Nella sala di attesa di Paul è visibile un libro d’arte su Botticelli, nello studio di Louis ritroviamo delle opere di Kafka, e nell’appartamento di Chloé una serie di libri sulla psicologia, ma non solo, che riempiono una biblioteca intera.
La struttura stessa del film sembra quella di romanzo che potremmo integrare facilmente nella corrente francese del « Nouveau roman ». Ozon si rifuta di darci delle soluzioni facili, ci fornisce una storia che sembra essere poco strutturata, dà molta importanza ai personaggi in secondo piano e ci descrive l’alienazione vissuta dall’umanità urbana odierna.
Il suo film decide di adottare la strada di un realismo a volte onirico che lascia spazio a delle scene che sfociano nel fantastico.
Contrariamente a questa corrente letteraria però, l’autore decide di dare una grande importanza al personaggio principale femminile della sua opera che, come quelli di memoria antoniana, vaga alla scoperta di se stessa e di un mondo che la spaventa, e di cui non conosce ancora tutte le zone d’ombra.
In una delle scene finali del film, gli spettatori cinefili noteranno una scena palesemente ispirata dal primo Alien di Ridley Scott.
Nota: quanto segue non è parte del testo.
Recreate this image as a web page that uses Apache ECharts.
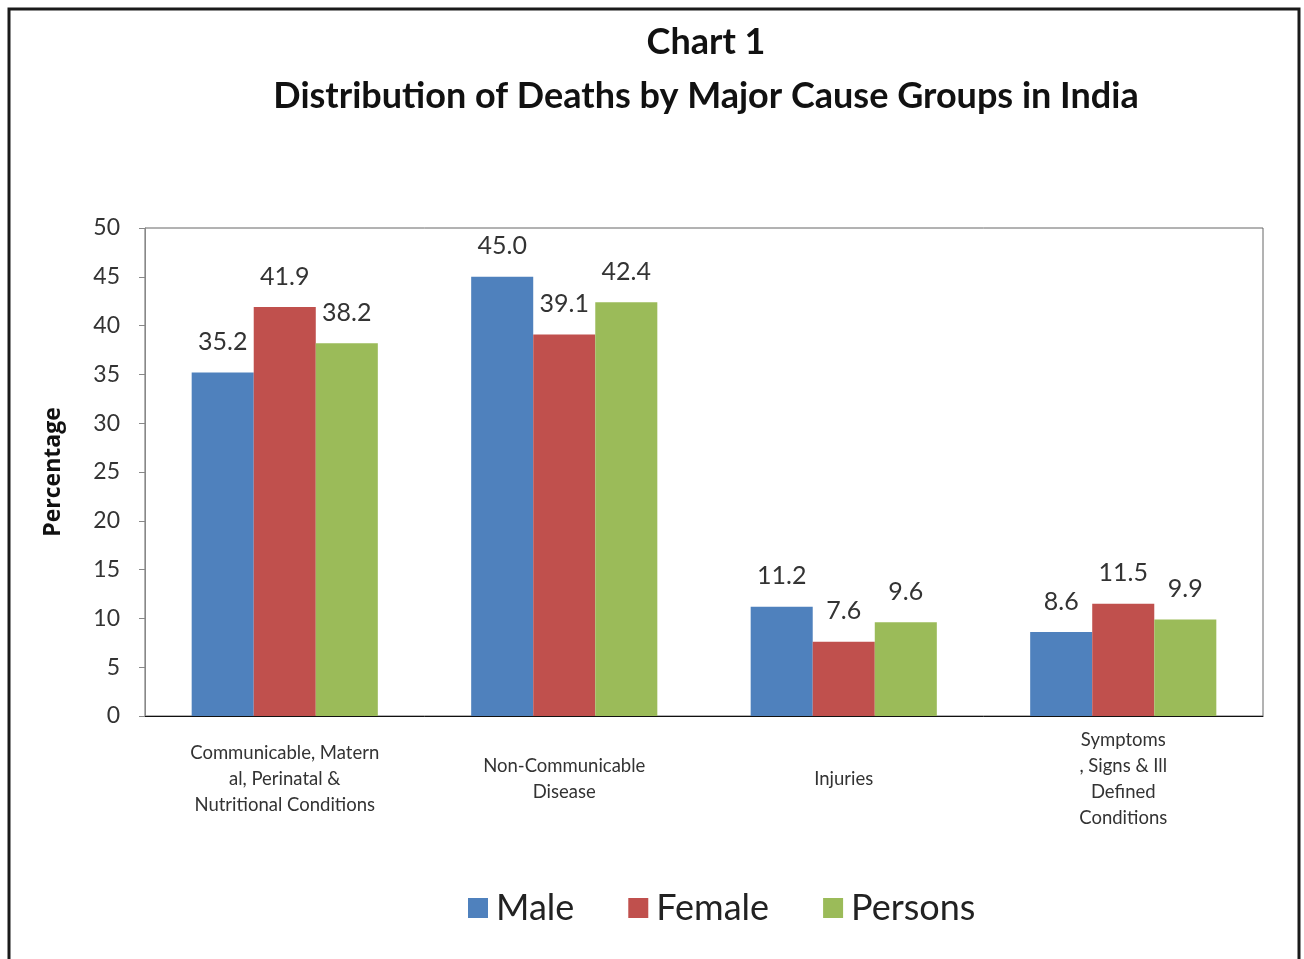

Le altre citazioni cinematografiche visibili sono spesso molto più discrete. Gli spostamenti di Chloé, rigorosamente effettuati tramite dei mezzi pubblici, ricordano quelli dei personaggi parigini di Godard. Il suo viso durante un taglio di capelli, sembra quello di uno dei personaggi di Il maschio e la femmina (Masculin feminin) (1966). Una scena girata sotto la doccia non può che ricordarci dei momenti di suspense tipicamente hitchcockiani.

Gli spunti da evidenziare sarebbero ancora tanti, ma lasciamo i futuri spettatori italiani apprezzare un’opera che, vista da qui, somiglia a uno splendido millefoglie, denso, ricco di sfaccettature, ma mai indigesto.